Forty four years later, it is Bowie’s signature song. It was performed in space by Chris Hadfield, four hundred kilometers above the earth’s surface. Unlike the apes, the humans, and Bowie himself, “Space Oddity” might never die. It has been selected for quasi-immortality. Nothing about the song makes sense. It’s a filler that will live forever; a tonally complex piece (with fifteen different chords) that can be strummed in basic outline by any starting guitarist; a musically indecisive song (neither sounding like folk or rock) that captures an era and a career. I’m still not sure what to make of it, but clearly we have to make something. It will outlive us, too.

The song’s minor success upon release (it was used by the BBC to score footage of the Apollo 11 moon landing – nobody seems to have realised that the song ends with the astronaut stranded in space!) led to a rushed album, initially self-titled, then rebranded as Space Oddity.

It’s not an unreserved classic. It’s confused at times, as if part of it still exists in imagination, and was imperfectly drawn into reality. The songs are mostly longwinded and complex, and the band doesn’t sound as tight as it needs to be. Tony Visconti’s solution was to slather everything in reverb and room noise, leaving Bowie’s vocal track to hold things together.

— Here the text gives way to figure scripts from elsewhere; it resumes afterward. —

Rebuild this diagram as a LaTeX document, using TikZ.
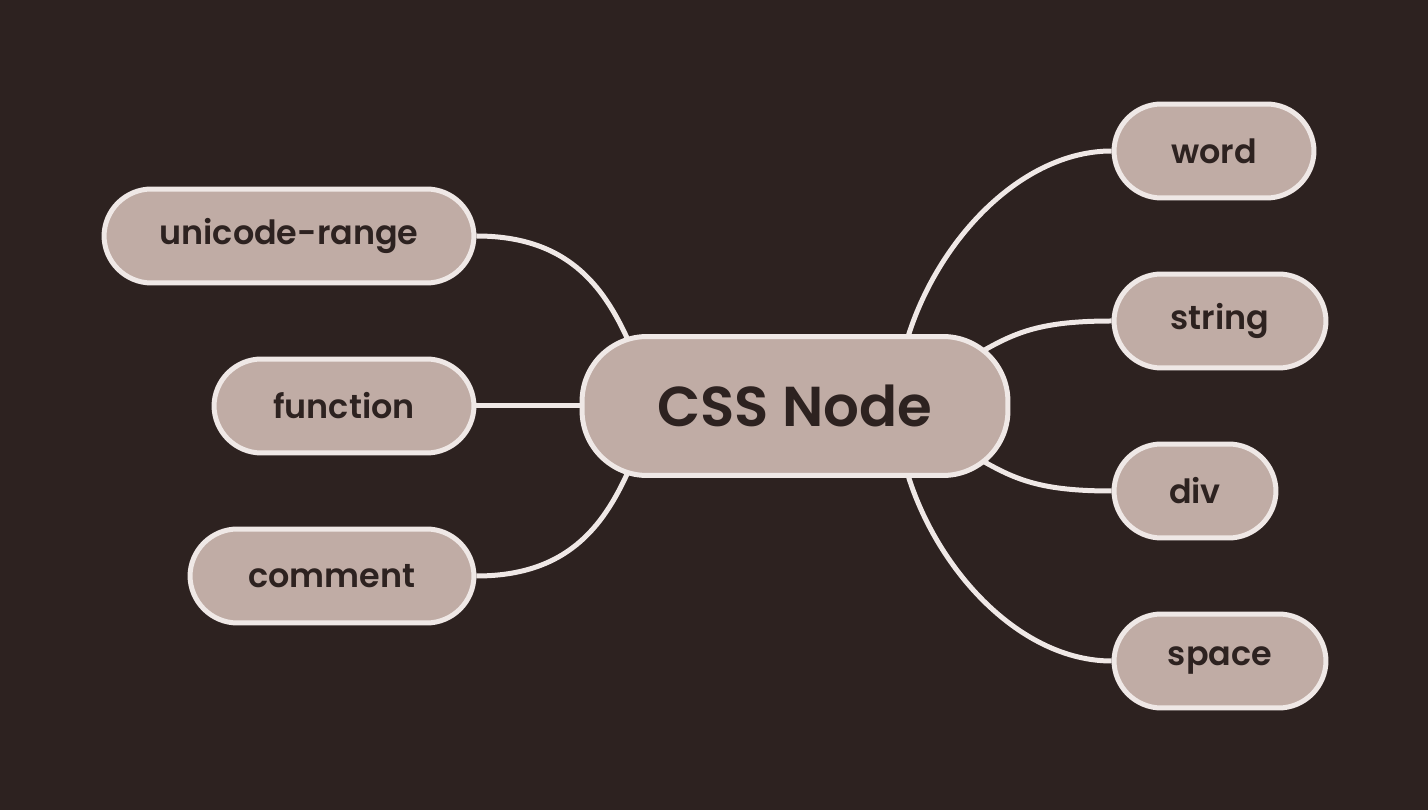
\documentclass[tikz,border=0pt]{standalone}
\usepackage{fontspec}
\setmainfont{Poppins}[BoldFont={Poppins SemiBold}]
\definecolor{cssbg}   {RGB}{45,34,32}
\definecolor{cssrose} {RGB}{192,172,165}
\definecolor{cssline} {RGB}{239,232,230}
\usetikzlibrary{calc,backgrounds}
\tikzset{
  leaf/.style={rectangle,rounded corners=9.5mm,draw=cssline,fill=cssrose,
               line width=1mm,text=cssbg,minimum height=18.8mm,
               minimum width=#1,inner sep=0pt,font=\fontsize{19}{23}\selectfont\bfseries},
  leaf/.default=40mm,
  hub/.style={rectangle,rounded corners=13mm,draw=cssline,fill=cssrose,
              line width=1mm,text=cssbg,minimum height=27.8mm,
              minimum width=85.2mm,inner sep=0pt,
              font=\fontsize{32}{38}\selectfont\bfseries},
  link/.style={draw=cssline,line width=1mm},
}
\begin{document}
\begin{tikzpicture}[x=0.02cm,y=-0.02cm]
    \useasboundingbox (0,0) rectangle (1428,810);
    \node[hub] (css) at (795,406) {CSS Node};
    \node[leaf=74mm] (urange) at (289,236) {unicode-range};
    \node[leaf=52mm] (func)   at (344,406) {function};
    \node[leaf=56.8mm] (comm) at (332,576) {comment};
    \node[leaf=40mm] (word)   at (1214,151) {word};
    \node[leaf=42.4mm] (str)  at (1220,321) {string};
    \node[leaf=32.4mm] (div)  at (1195,491) {div};
    \node[leaf=42.4mm] (spc)  at (1220,661) {space};
    \begin{scope}[on background layer]
      \fill[cssbg] (0,0) rectangle (1428,810);
      \draw[link] (urange.east) .. controls +(90,0) and +(-25,-55) .. ($(css.center)+(-167,-66)$);
      \draw[link] (func.east) -- (css.west);
      \draw[link] (comm.east) .. controls +(90,0) and +(-25,55) .. ($(css.center)+(-167,66)$);
      \draw[link] (word.west) .. controls +(-90,0) and +(30,-100) .. ($(css.center)+(112,-66)$);
      \draw[link] (str.west) .. controls +(-70,0) and +(35,-20) .. ($(css.center)+(186,-54)$);
      \draw[link] (div.west) .. controls +(-70,0) and +(35,20) .. ($(css.center)+(186,54)$);
      \draw[link] (spc.west) .. controls +(-90,0) and +(30,100) .. ($(css.center)+(112,66)$);
    \end{scope}
  \end{tikzpicture}
\end{document}
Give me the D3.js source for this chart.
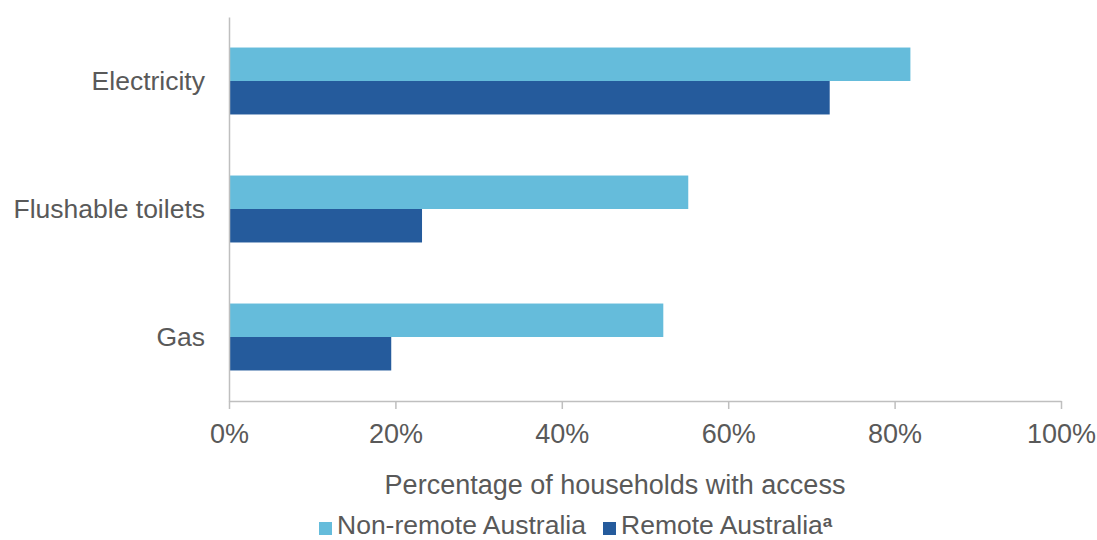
<!DOCTYPE html>
<html>
<head>
<meta charset="utf-8">
<script src="https://cdn.jsdelivr.net/npm/d3@7"></script>
<style>
  html, body { margin: 0; padding: 0; background: #fff; }
  svg text { font-family: "Liberation Sans", Arial, sans-serif; fill: #595959; }
</style>
</head>
<body>
<svg id="chart" width="1097" height="540"></svg>
<script>
// Household access to services, by remoteness
const categories = ["Electricity", "Flushable toilets", "Gas"];
const seriesNames = ["Non-remote Australia", "Remote Australia"];
const nonRemote = [81.9, 55.2, 52.2];
const remote = [72.2, 23.2, 19.5];
const xTicks = [0, 20, 40, 60, 80, 100];
const colors = ["#65BCDB", "#255B9C"];

const FONT = 27;
const svg = d3.select("#chart");
const margin = { left: 229, right: 36, top: 17, bottom: 139 };
const W = 1097, H = 540;

const x = d3.scaleLinear().domain([0, 100]).range([margin.left, W - margin.right]);
const y = d3.scaleBand().domain(categories).range([margin.top, H - margin.bottom]).paddingInner(0.477).paddingOuter(0.2385);
const ySub = d3.scaleBand().domain(seriesNames).range([0, y.bandwidth()]);

const values = [nonRemote, remote];

// bars
categories.forEach((c, i) => {
  seriesNames.forEach((s, j) => {
    svg.append("rect")
      .attr("x", x(0))
      .attr("y", y(c) + ySub(s))
      .attr("width", x(values[j][i]) - x(0))
      .attr("height", ySub.bandwidth())
      .attr("fill", colors[j]);
  });
});

// x axis
const baseY = H - margin.bottom;
const xAxis = svg.append("g").attr("transform", `translate(0,${baseY})`)
  .call(d3.axisBottom(x).tickValues(xTicks).tickFormat(d => d + "%").tickSize(8).tickSizeOuter(0));
xAxis.select(".domain").attr("stroke", "#BFBFBF").attr("stroke-width", 1.5);
xAxis.selectAll(".tick line").attr("stroke", "#BFBFBF").attr("stroke-width", 1.5);
xAxis.selectAll(".tick text").attr("font-size", FONT).attr("dy", null).attr("y", 443 - baseY)
  .style("font-family", "Liberation Sans, Arial, sans-serif").attr("fill", "#595959");

// y axis
const yAxis = svg.append("g").attr("transform", `translate(${x(0)},0)`)
  .call(d3.axisLeft(y).tickSize(0).tickPadding(24));
yAxis.select(".domain").attr("stroke", "#BFBFBF").attr("stroke-width", 1.5);
yAxis.selectAll(".tick text").attr("font-size", 26.5).attr("dy", "0.33em")
  .style("font-family", "Liberation Sans, Arial, sans-serif").attr("fill", "#595959");

// axis title
svg.append("text")
  .attr("x", 615)
  .attr("y", 494)
  .attr("text-anchor", "middle")
  .attr("font-size", FONT)
  .text("Percentage of households with access");

// legend
const legend = [
  { name: seriesNames[0], color: colors[0], x: 319, sup: "" },
  { name: seriesNames[1], color: colors[1], x: 603, sup: "a" }
];
legend.forEach(l => {
  svg.append("rect").attr("x", l.x).attr("y", 522).attr("width", 13).attr("height", 13).attr("fill", l.color);
  const t = svg.append("text").attr("x", l.x + 18).attr("y", 534).attr("font-size", 26.5).text(l.name);
  if (l.sup) {
    t.append("tspan").attr("font-size", 17).attr("font-weight", "bold").attr("dy", -7).text(l.sup);
  }
});
</script>
</body>
</html>
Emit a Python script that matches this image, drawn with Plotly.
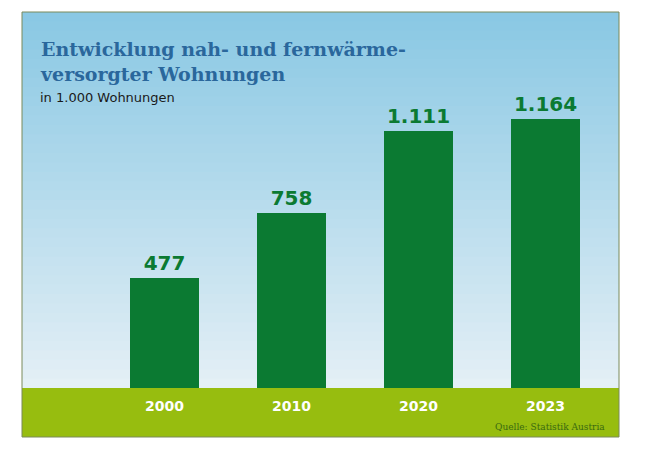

Although there’s only one outright bad song – the hideous “God Knows I’m Good” – it’s a frustrating listen at times, sometimes underdeveloped, and sometimes over-egged. Tracks like “Letter to Hermione” are so thin they can hardly stand upright, while “Unwashed and Somewhat Dazed” and “Cygnet Committee” struggle not to collapse under their weight. I want to run a butter knife over it, and smooth all the clumpy parts.

But Space Oddity is obviously a start for him. You can see where “Cygnet Committee” ends and “Savior Machine” begins, for example. There’s moments of real artistry: “Memory of a Free Festival” begins as a pile of indistinct musical fog, and just when you’re good and lost, a ship’s prow pierces the mist. You can hear the song make sense of its own confusion, and it’s one of the finer moments of the album. The album’s lyrics are mostly confessional in nature, which isn’t something we saw a lot of before or after. A lot of it’s about disillusionment. “Letter to Hermione,” “Cygnet Committee”, and “Wild-Eyed Boy from Freecloud” are kiss-offs to various relationships and social cliques Bowie was a part of.

Although it lives in the shadow of its very famous track, there’s much of interest here. I would not recommend this as a first Bowie album for anyone, and it might be best as their last: when one’s deep enough in the game to wonder where he came from and how he got to the present. If you want evolutionary steps, this is where we see vestigial legs appearing on Bowie. It’s very spacey, very odd, and very worthwhile.